Er…I hate to break it to you girls but that sounds like feminism. And you’re making some sad statements.
Oh shit…but do I now accidentally sound like I’m the ‘opposite of a feminist’? Judging other women – who are opposed to being feminists – telling them that they don’t know what they mean, what they are?
I can sort of see how we got to a place where some women feel alienated.
When I was younger, I didn’t like the question ‘are you a feminist?’ It felt like a trick question. ‘Er yeah obvs’. But answering it could feel extreme, like putting my religious or political beliefs out there. Or it felt like a quiet hypocrisy – because I was also facebook stalking men and wearing foundation to the gym. Feminism felt like – and it can still feel like – something I’m not good enough at, for some people.
Feminism should be a straightforward concept, a no brainer – equality for women, choice, a voice. But its blurred with so many complex sub-debates about career and family. Whether women can be ‘the same’ as men; whether women ‘need’ men; if our life experiences can realistically be equivalent. I don’t quite know the answer to all of these questions, I just know my own opinion.

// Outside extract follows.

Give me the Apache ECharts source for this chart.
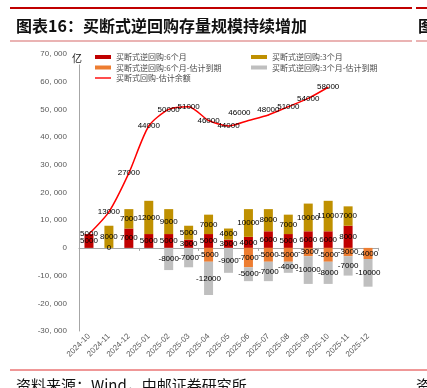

But I do know that I am a feminist. As I get older – become a ‘woman of a certain age’ and see the unfairness in our world, from the violence and inequality we read about, to the subtle sexist shit my friends and I have seen and faced at work, in relationships, in London – I need it more than ever.
Talking about feminism needs to get easier. Being a feminist needs to feel easier for more women, more straightforward. It needs to be a no-brainer. Equality. Just basic human rights. We need it. We really do. There should be no question.